## Given request
Retype the material that follows, keeping every word as it is.
------ Material
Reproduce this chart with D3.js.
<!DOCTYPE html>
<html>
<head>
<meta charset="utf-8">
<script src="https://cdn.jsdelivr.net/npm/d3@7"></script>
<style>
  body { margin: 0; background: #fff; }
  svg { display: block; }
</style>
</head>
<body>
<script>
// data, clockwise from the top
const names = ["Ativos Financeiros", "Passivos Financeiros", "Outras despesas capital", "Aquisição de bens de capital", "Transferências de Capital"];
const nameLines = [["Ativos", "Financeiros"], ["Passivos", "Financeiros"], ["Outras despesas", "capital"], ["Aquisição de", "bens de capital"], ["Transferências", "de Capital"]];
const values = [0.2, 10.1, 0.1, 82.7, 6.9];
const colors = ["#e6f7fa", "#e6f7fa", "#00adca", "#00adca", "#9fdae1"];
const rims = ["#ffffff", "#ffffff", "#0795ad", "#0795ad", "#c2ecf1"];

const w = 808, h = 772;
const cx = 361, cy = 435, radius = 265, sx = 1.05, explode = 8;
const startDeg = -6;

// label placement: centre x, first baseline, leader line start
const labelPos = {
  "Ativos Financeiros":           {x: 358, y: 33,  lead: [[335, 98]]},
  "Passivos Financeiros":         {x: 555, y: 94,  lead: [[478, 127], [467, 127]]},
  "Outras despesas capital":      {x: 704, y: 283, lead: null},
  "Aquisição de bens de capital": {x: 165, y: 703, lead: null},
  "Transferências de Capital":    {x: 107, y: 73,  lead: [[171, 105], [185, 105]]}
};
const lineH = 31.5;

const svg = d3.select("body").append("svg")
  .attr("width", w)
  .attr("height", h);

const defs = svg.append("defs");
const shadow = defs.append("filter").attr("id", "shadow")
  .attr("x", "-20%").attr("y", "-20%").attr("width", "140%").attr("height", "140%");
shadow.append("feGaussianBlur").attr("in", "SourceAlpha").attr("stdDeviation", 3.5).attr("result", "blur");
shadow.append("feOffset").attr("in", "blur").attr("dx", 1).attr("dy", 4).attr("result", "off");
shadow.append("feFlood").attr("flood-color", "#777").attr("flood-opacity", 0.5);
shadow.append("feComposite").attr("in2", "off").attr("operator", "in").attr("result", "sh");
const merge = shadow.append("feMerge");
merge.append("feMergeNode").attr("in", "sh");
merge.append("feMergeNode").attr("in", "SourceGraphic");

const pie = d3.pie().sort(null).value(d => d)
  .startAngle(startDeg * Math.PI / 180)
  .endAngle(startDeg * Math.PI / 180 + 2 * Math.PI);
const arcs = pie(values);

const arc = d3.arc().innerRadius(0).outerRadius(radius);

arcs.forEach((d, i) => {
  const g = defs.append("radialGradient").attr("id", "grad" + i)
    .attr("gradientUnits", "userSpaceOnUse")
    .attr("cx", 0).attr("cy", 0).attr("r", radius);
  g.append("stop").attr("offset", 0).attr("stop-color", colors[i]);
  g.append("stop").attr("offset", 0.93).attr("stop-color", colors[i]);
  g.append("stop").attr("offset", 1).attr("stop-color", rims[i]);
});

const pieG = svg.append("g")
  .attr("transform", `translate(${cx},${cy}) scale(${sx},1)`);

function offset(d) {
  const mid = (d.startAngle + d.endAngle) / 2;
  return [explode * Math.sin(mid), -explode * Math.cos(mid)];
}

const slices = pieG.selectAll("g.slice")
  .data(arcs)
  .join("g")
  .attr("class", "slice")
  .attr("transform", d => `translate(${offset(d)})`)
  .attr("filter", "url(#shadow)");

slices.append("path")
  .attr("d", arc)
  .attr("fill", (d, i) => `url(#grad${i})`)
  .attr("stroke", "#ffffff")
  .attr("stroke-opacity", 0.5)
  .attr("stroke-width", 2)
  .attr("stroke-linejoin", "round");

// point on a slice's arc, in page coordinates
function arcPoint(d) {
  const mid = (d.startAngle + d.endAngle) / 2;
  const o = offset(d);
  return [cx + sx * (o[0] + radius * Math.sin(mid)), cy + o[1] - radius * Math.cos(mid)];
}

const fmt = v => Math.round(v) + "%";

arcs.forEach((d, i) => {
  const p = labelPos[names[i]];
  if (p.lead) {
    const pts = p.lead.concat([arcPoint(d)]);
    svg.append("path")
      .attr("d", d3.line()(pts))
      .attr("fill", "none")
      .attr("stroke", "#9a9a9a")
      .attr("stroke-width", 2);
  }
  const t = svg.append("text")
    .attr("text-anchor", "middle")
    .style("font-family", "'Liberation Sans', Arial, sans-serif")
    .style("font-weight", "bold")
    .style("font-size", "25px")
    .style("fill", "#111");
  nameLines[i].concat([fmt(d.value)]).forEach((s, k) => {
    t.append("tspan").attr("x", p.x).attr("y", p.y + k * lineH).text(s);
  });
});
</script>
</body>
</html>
------------
## Answer for the task
Reproduce this chart with D3.js.
<!DOCTYPE html>
<html>
<head>
<meta charset="utf-8">
<script src="https://cdn.jsdelivr.net/npm/d3@7"></script>
<style>
  body { margin: 0; background: #fff; }
  svg { display: block; }
</style>
</head>
<body>
<script>
// data, clockwise from the top
const names = ["Ativos Financeiros", "Passivos Financeiros", "Outras despesas capital", "Aquisição de bens de capital", "Transferências de Capital"];
const nameLines = [["Ativos", "Financeiros"], ["Passivos", "Financeiros"], ["Outras despesas", "capital"], ["Aquisição de", "bens de capital"], ["Transferências", "de Capital"]];
const values = [0.2, 10.1, 0.1, 82.7, 6.9];
const colors = ["#e6f7fa", "#e6f7fa", "#00adca", "#00adca", "#9fdae1"];
const rims = ["#ffffff", "#ffffff", "#0795ad", "#0795ad", "#c2ecf1"];

const w = 808, h = 772;
const cx = 361, cy = 435, radius = 265, sx = 1.05, explode = 8;
const startDeg = -6;

// label placement: centre x, first baseline, leader line start
const labelPos = {
  "Ativos Financeiros":           {x: 358, y: 33,  lead: [[335, 98]]},
  "Passivos Financeiros":         {x: 555, y: 94,  lead: [[478, 127], [467, 127]]},
  "Outras despesas capital":      {x: 704, y: 283, lead: null},
  "Aquisição de bens de capital": {x: 165, y: 703, lead: null},
  "Transferências de Capital":    {x: 107, y: 73,  lead: [[171, 105], [185, 105]]}
};
const lineH = 31.5;

const svg = d3.select("body").append("svg")
  .attr("width", w)
  .attr("height", h);

const defs = svg.append("defs");
const shadow = defs.append("filter").attr("id", "shadow")
  .attr("x", "-20%").attr("y", "-20%").attr("width", "140%").attr("height", "140%");
shadow.append("feGaussianBlur").attr("in", "SourceAlpha").attr("stdDeviation", 3.5).attr("result", "blur");
shadow.append("feOffset").attr("in", "blur").attr("dx", 1).attr("dy", 4).attr("result", "off");
shadow.append("feFlood").attr("flood-color", "#777").attr("flood-opacity", 0.5);
shadow.append("feComposite").attr("in2", "off").attr("operator", "in").attr("result", "sh");
const merge = shadow.append("feMerge");
merge.append("feMergeNode").attr("in", "sh");
merge.append("feMergeNode").attr("in", "SourceGraphic");

const pie = d3.pie().sort(null).value(d => d)
  .startAngle(startDeg * Math.PI / 180)
  .endAngle(startDeg * Math.PI / 180 + 2 * Math.PI);
const arcs = pie(values);

const arc = d3.arc().innerRadius(0).outerRadius(radius);

arcs.forEach((d, i) => {
  const g = defs.append("radialGradient").attr("id", "grad" + i)
    .attr("gradientUnits", "userSpaceOnUse")
    .attr("cx", 0).attr("cy", 0).attr("r", radius);
  g.append("stop").attr("offset", 0).attr("stop-color", colors[i]);
  g.append("stop").attr("offset", 0.93).attr("stop-color", colors[i]);
  g.append("stop").attr("offset", 1).attr("stop-color", rims[i]);
});

const pieG = svg.append("g")
  .attr("transform", `translate(${cx},${cy}) scale(${sx},1)`);

function offset(d) {
  const mid = (d.startAngle + d.endAngle) / 2;
  return [explode * Math.sin(mid), -explode * Math.cos(mid)];
}

const slices = pieG.selectAll("g.slice")
  .data(arcs)
  .join("g")
  .attr("class", "slice")
  .attr("transform", d => `translate(${offset(d)})`)
  .attr("filter", "url(#shadow)");

slices.append("path")
  .attr("d", arc)
  .attr("fill", (d, i) => `url(#grad${i})`)
  .attr("stroke", "#ffffff")
  .attr("stroke-opacity", 0.5)
  .attr("stroke-width", 2)
  .attr("stroke-linejoin", "round");

// point on a slice's arc, in page coordinates
function arcPoint(d) {
  const mid = (d.startAngle + d.endAngle) / 2;
  const o = offset(d);
  return [cx + sx * (o[0] + radius * Math.sin(mid)), cy + o[1] - radius * Math.cos(mid)];
}

const fmt = v => Math.round(v) + "%";

arcs.forEach((d, i) => {
  const p = labelPos[names[i]];
  if (p.lead) {
    const pts = p.lead.concat([arcPoint(d)]);
    svg.append("path")
      .attr("d", d3.line()(pts))
      .attr("fill", "none")
      .attr("stroke", "#9a9a9a")
      .attr("stroke-width", 2);
  }
  const t = svg.append("text")
    .attr("text-anchor", "middle")
    .style("font-family", "'Liberation Sans', Arial, sans-serif")
    .style("font-weight", "bold")
    .style("font-size", "25px")
    .style("fill", "#111");
  nameLines[i].concat([fmt(d.value)]).forEach((s, k) => {
    t.append("tspan").attr("x", p.x).attr("y", p.y + k * lineH).text(s);
  });
});
</script>
</body>
</html>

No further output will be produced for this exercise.